Author(s):
Garth Andrew Myers* - University of Kansas
Abstract:
The scope and pace of urbanization in Zanzibar's West District is unprecedented, since its population has quadrupled, from 1988 to now. The pace of the urbanization of land is especially notable. This extraordinary expansion has taken place during a transition in Zanzibar's political system and economic development framework. Like the rest of Tanzania, Zanzibar has seen tremendous change since 1985. These two decades or so of transformation and restructuring have brought a reform agenda to issues of land and urbanization as well, with new development projects, new governmental and non-governmental institutions, new legislation, and new processes and processes all designed around reshaping the way land is developed, controlled, managed, or claimed in and around the city of Zanzibar. The latest example of this reform agenda in land is the Finland-funded program for Sustainable Management of Lands and Environment (SMOLE). SMOLE is inseparable from the broader development rubric that dominates Tanzania, aligned with rhetorical movements for sustainable development and good governance within a neoliberal model.

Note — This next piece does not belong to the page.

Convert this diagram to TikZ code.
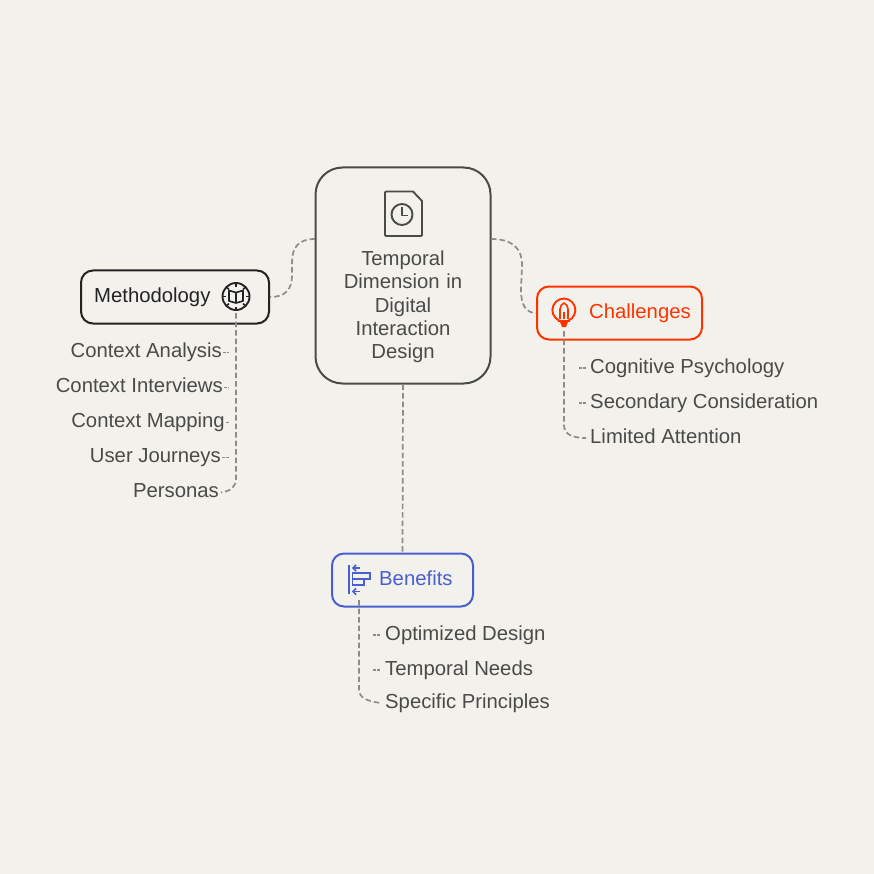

In exploring the limited outcomes of this project, in this piece, I want to focus on the first of what will be six themes of my research, based around the preliminary phase of a two-year research project that includes interviews with donors, officials, land agents, and residents, as well as archival analysis. This theme is the as yet unexamined - and seemingly counter-intuitive - continuities of SMOLE with the profound failings of colonial-era peri-urban land and environmental management.